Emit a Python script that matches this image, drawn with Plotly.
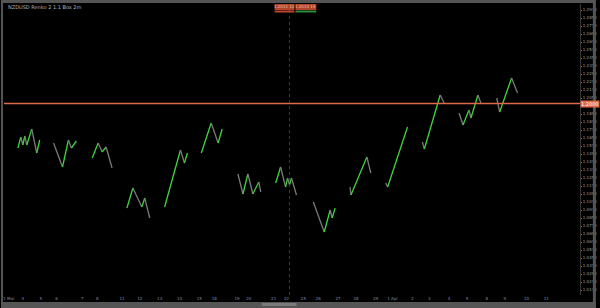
import plotly.graph_objects as go

W, H = 600, 308
ML, MR, MT, MB = 3, 16, 4, 13

# Renko swing groups: bar index and price of each turning point
g_bars = [
    [17, 20, 22, 24, 26, 31, 36, 39],
    [53, 62, 68, 71, 76],
    [92, 98, 102, 106, 112],
    [127, 133, 142, 145, 150],
    [165, 181, 185, 188],
    [202, 212, 219, 223],
    [239, 244, 249, 254, 260, 262],
    [277, 282, 287, 289, 291, 293, 298],
    [315, 326, 332, 334, 337],
    [352, 353, 369, 373],
    [388, 390, 410],
    [425, 427, 443, 447],
    [462, 466, 472, 474, 481, 484],
    [500, 503, 515, 521],
]
g_prices = [
    [1.1555, 1.1665, 1.1585, 1.1675, 1.1585, 1.1745, 1.1505, 1.1635],
    [1.1605, 1.1365, 1.1635, 1.1555, 1.1625],
    [1.1455, 1.1605, 1.1515, 1.1565, 1.1355],
    [1.0955, 1.1155, 1.0965, 1.1055, 1.0855],
    [1.0965, 1.1535, 1.1405, 1.1505],
    [1.1505, 1.1805, 1.1605, 1.1745],
    [1.1295, 1.1095, 1.1295, 1.1095, 1.1215, 1.1115],
    [1.1205, 1.1365, 1.1165, 1.1255, 1.1185, 1.1255, 1.1085],
    [1.1015, 1.0715, 1.0935, 1.0855, 1.0955],
    [1.1165, 1.1085, 1.1465, 1.1305],
    [1.1205, 1.1165, 1.1765],
    [1.1615, 1.1545, 1.2085, 1.2005],
    [1.1905, 1.1785, 1.1935, 1.1855, 1.2085, 1.2005],
    [1.2055, 1.1915, 1.2255, 1.2105],
]
level_price = 1.2000
marker_bar = 291

x_tick_bars = [8, 22, 40, 56, 82, 97, 122, 140, 160, 180, 200, 215, 238, 250, 275, 288,
               305, 320, 340, 358, 378, 395, 415, 432, 452, 470, 490, 508, 530, 550]
x_tick_text = ["1 Mar", "4", "5", "6", "7", "8", "11", "12", "13", "14", "15", "18", "19", "20",
               "21", "22", "25", "26", "27", "28", "29", "1 Apr", "2", "3", "4", "5", "8", "9", "10", "11"]
y_tick_vals = [round(1.0135 + 0.008 * i, 4) for i in range(37)]
y_tick_vals = [v for v in y_tick_vals if abs(v - level_price) > 0.005]
y_tick_text = ["%.4f" % v for v in y_tick_vals]

UP = "#3fd43f"
DOWN = "#7a7a7a"

fig = go.Figure()
for bars, prices in zip(g_bars, g_prices):
    for i in range(len(bars) - 1):
        col = UP if prices[i + 1] > prices[i] else DOWN
        fig.add_trace(go.Scatter(x=[bars[i], bars[i + 1]], y=[prices[i], prices[i + 1]],
                                 mode="lines", line=dict(color=col, width=1.3),
                                 hoverinfo="skip", showlegend=False))

pw = W - ML - MR
ph = H - MT - MB
def px(x):
    return (x - ML) / pw
def py(y):
    return (H - MB - y) / ph

shapes = [
    dict(type="line", xref="paper", yref="y", x0=0, x1=1, y0=level_price, y1=level_price,
         line=dict(color="#e06a48", width=1.5)),
    dict(type="line", xref="x", yref="paper", x0=marker_bar, x1=marker_bar, y0=0, y1=1,
         line=dict(color="#3a3a3a", width=1, dash="dot")),
    # frame
    dict(type="rect", xref="paper", yref="paper", x0=px(0), x1=px(600), y0=py(0), y1=py(3),
         fillcolor="#555555", line=dict(width=0)),
    dict(type="rect", xref="paper", yref="paper", x0=px(0), x1=px(600), y0=py(302), y1=py(308),
         fillcolor="#555555", line=dict(width=0)),
    dict(type="rect", xref="paper", yref="paper", x0=px(263), x1=px(298), y0=py(303), y1=py(306),
         fillcolor="#7a7a7a", line=dict(width=0)),
    dict(type="rect", xref="paper", yref="paper", x0=px(0), x1=px(2), y0=py(0), y1=py(308),
         fillcolor="#555555", line=dict(width=0)),
    dict(type="rect", xref="paper", yref="paper", x0=px(597), x1=px(600), y0=py(0), y1=py(308),
         fillcolor="#555555", line=dict(width=0)),
    # top badges
    dict(type="rect", xref="paper", yref="paper", x0=px(276), x1=px(296), y0=py(4), y1=py(10),
         fillcolor="#b2442a", line=dict(width=0)),
    dict(type="rect", xref="paper", yref="paper", x0=px(297), x1=px(318), y0=py(4), y1=py(10),
         fillcolor="#b2442a", line=dict(width=0)),
    dict(type="line", xref="paper", yref="paper", x0=px(276), x1=px(296), y0=py(11.5), y1=py(11.5),
         line=dict(color="#c0452a", width=2)),
    dict(type="line", xref="paper", yref="paper", x0=px(297), x1=px(318), y0=py(11.5), y1=py(11.5),
         line=dict(color="#2e8b3a", width=2)),
]

annotations = [
    dict(xref="paper", yref="paper", x=px(5), y=py(7), text="NZDUSD Renko 2 1.1 Box 2m",
         showarrow=False, xanchor="left", yanchor="middle",
         font=dict(size=5, color="#b0b0b0", family="DejaVu Sans")),
    dict(xref="paper", yref="paper", x=px(286), y=py(7), text="1.2011 12",
         showarrow=False, xanchor="center", yanchor="middle",
         font=dict(size=4, color="#f0c0b0", family="DejaVu Sans")),
    dict(xref="paper", yref="paper", x=px(307.5), y=py(7), text="1.2014 14",
         showarrow=False, xanchor="center", yanchor="middle",
         font=dict(size=4, color="#f0c0b0", family="DejaVu Sans")),
    dict(xref="paper", yref="y", x=1.0, y=level_price, text="1.2000",
         showarrow=False, xanchor="left", yanchor="middle", bgcolor="#e06a48",
         borderpad=0, font=dict(size=5, color="#ffffff", family="DejaVu Sans")),
]

fig.update_layout(
    width=W, height=H,
    margin=dict(l=ML, r=MR, t=MT, b=MB),
    paper_bgcolor="#000000", plot_bgcolor="#000000",
    shapes=shapes, annotations=annotations,
    showlegend=False,
    xaxis=dict(range=[ML, W - MR], showgrid=False, zeroline=False,
               tickmode="array", tickvals=x_tick_bars, ticktext=x_tick_text,
               tickfont=dict(size=4, color="#8090a8", family="DejaVu Sans"),
               ticks="", showline=False),
    yaxis=dict(range=[1.3035 - (H - MB) / 1000, 1.3035 - MT / 1000], side="right",
               showgrid=False, zeroline=False,
               tickmode="array", tickvals=y_tick_vals, ticktext=y_tick_text,
               tickfont=dict(size=4, color="#a0a0a0", family="DejaVu Sans"),
               ticks="outside", ticklen=1, tickcolor="#777777",
               showline=True, linecolor="#3a3a3a", linewidth=1),
)

fig.write_html("out.html")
# # # #
◆ PROBLEM REQUIREMENTS: Everything from the first line to the line with "ML, MR, MT, MB = 3, 16, 4, 13" must be repeated exactly, and nothing else. Leave the pictures out.

◆ RESPONSE BELOW:
Emit a Python script that matches this image, drawn with Plotly.
import plotly.graph_objects as go

W, H = 600, 308
ML, MR, MT, MB = 3, 16, 4, 13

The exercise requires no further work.